En cuanto a la comprensión y las respuestas a la crisis que se agrava día a día, están en marcha dos conjuntos de estrategias internacionales con sus variantes: de un lado, las que en nombre del principio de no intervención y rechazo a sanciones (como Rusia, China, Bolivia y México, en actitud de “defensa propia”) proponen un diálogo inmediato, sin consideración de condiciones ni garantías; de otro, las que reconociendo la gravedad de una crisis que se desborda a otros países, por sus efectos humanos y materiales agravados por recurrentes violaciones de principios y normas internacionales, se pronuncian por el ejercicio de sanciones con exigencias sustantivas de solución (como Estados Unidos, el Grupo de Lima y la Unión Europea) y propuestas de creación de condiciones para dialogar (como el Grupo de Contacto de la UE y, aunque en sus propios términos, el Grupo de Lima), si bien con expreso rechazo a la opción de intervención militar (por cierto, no asomada solamente por Estados Unidos).

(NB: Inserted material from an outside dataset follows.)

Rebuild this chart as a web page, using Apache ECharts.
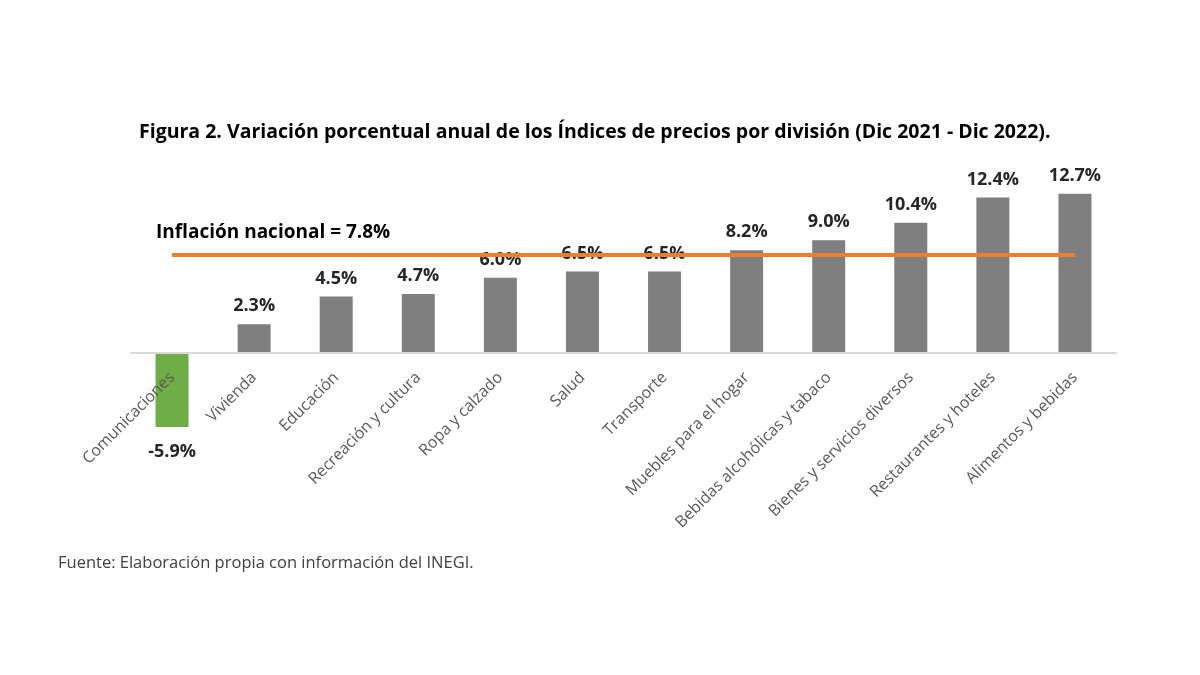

Dos desafíos parecen quedar planteados como fundamentales en la mesa internacional, que tanto importa para la transición venezolana. Por una parte, cultivar la complementación de las estrategias de los países democráticos, entre sanciones crecientes, medidas de alivio de la crisis humanitaria y creación de condiciones para construir la solución electoral y la sostenibilidad de la transición. Por la otra, mantener las iniciativas para persuadir o contener a los países con capacidad para alentar la prolongación de la crisis y para que en el tablero global de tensiones y conflictos no se pierda la oportunidad de encontrar prontamente el arreglo cuya conveniencia debe comenzar por la de los venezolanos, para que Venezuela vuelva a ser un país democrático, próspero y confiable.